Sit with your child and start reading the story. Choose a word that frequently occurs in the book, such as a character name or a place, and assign a specific voice to the word. Now, as you read the story, whenever that word occurs, it should be read in the voice you’ve assigned to it. This can work beautifully for character-driven stories, but you can do the same with random words as well, and make squeaky voices for them as your child laughs in delight.

5 Reading Activities For Kids

Turning the act of reading into a game can be quite fun for you. But for other times, we have come up with some interesting reading activities for kindergarten kids that can keep your child engaged.

1. Reading Photographs

Simply reading words is not enough. Comprehending their meaning and expressing what isn’t written goes a long way in language development of a child, too.

What You Need

  • A book of pictures
  • A family album

How To Play

Open any page of the book or a nice photo from the family album that is quite descriptive. Ask your child what he thinks is going on in the picture and let him describe it to you. Nudge him to form complete sentences when he explains what he sees.

2. Personal Diary

You might think that kindergarten is too young for a child to have a diary. But this is a perfect age for him to start reading his activities.

What You Need

  • A decorated diary and a pen

How To Play

Depending on how old your child is, either you can ask him to write down in the diary at specific intervals, or you can write what your child did in a day as well. Then, on the following day, ask your child to read the entries of the previous day.

Personal Diary

3. Put The Story Together

Along with reading, children also need to be introduced to the concept of causality and the sense of a story. This activity can help them with it.

What You Need

  • Multiple flashcards
  • A Pen

How To Play

Pick a simple story that your child has read and split into different sections by writing them down on various flash cards. Shuffle them and hand them to your child. Let him arrange the cards in a manner that it reads like a proper story.

4. Picture And Word Association

For the ones that are just beginning out, this simple activity can help assign meaning to words.

What You Need

  • A collection of pictures
  • Flash cards and a pen

How To Play

Arrange all the pictures around your child and write their names on the flashcards.
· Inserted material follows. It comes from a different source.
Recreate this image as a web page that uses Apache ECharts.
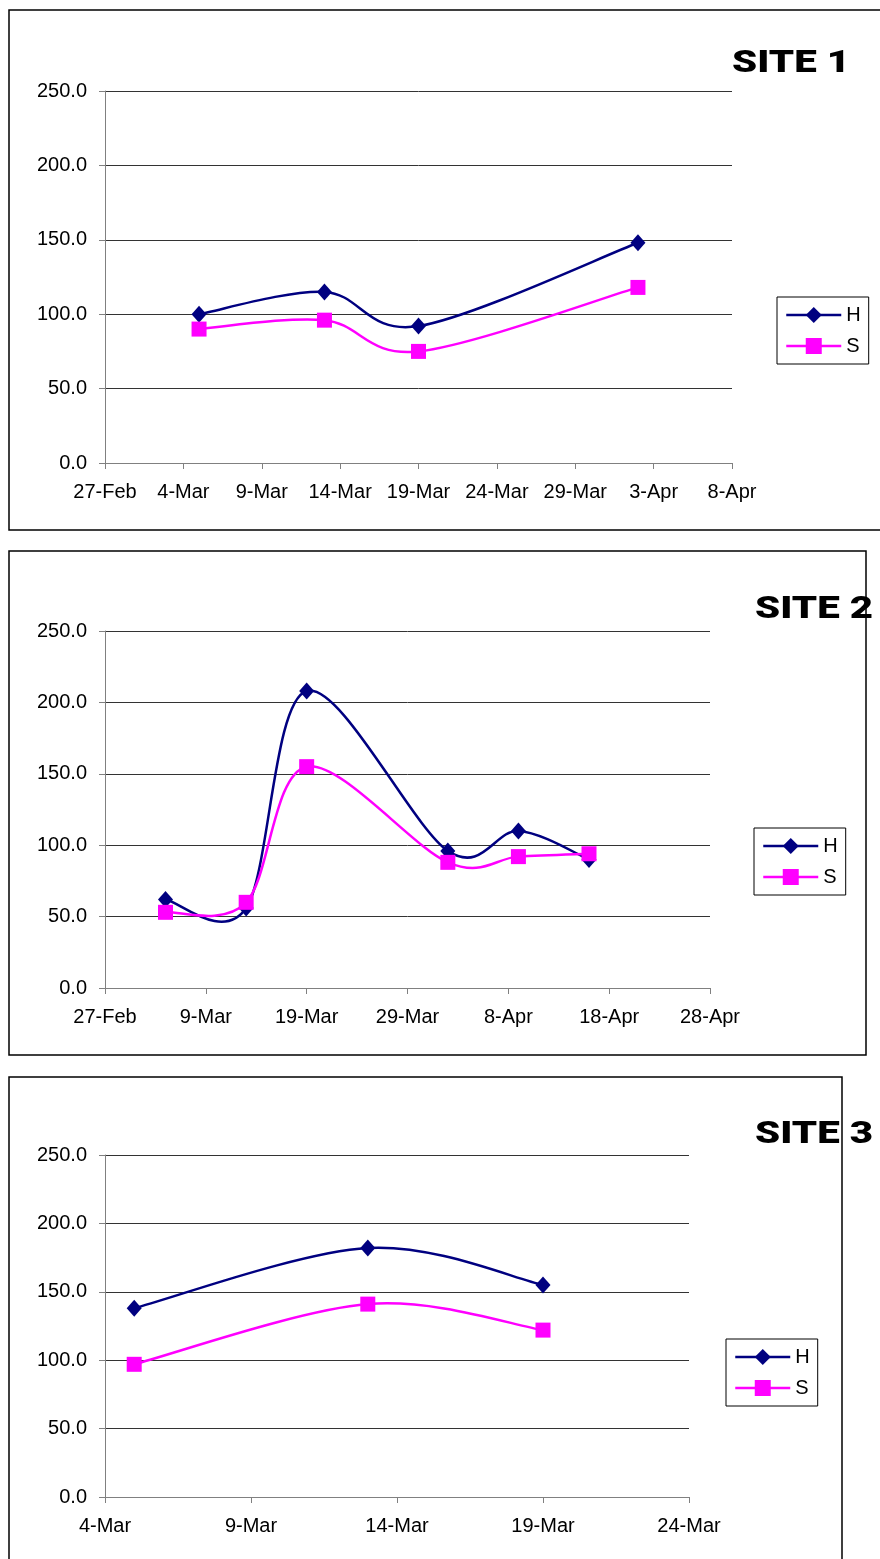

Ask your child to place the correct flash card on the matching picture by reading it aloud.

Picture And Word Association

5. Word Search

As children grow up, they can involve themselves in activities to find recognisable words from a jumble of gibberish.

What You Need

  • An activity book

How To Play

Start by either using solved crosswords or existing word search puzzles to give to your child. Ask him to find specific words in the jumble and circle them with a pencil.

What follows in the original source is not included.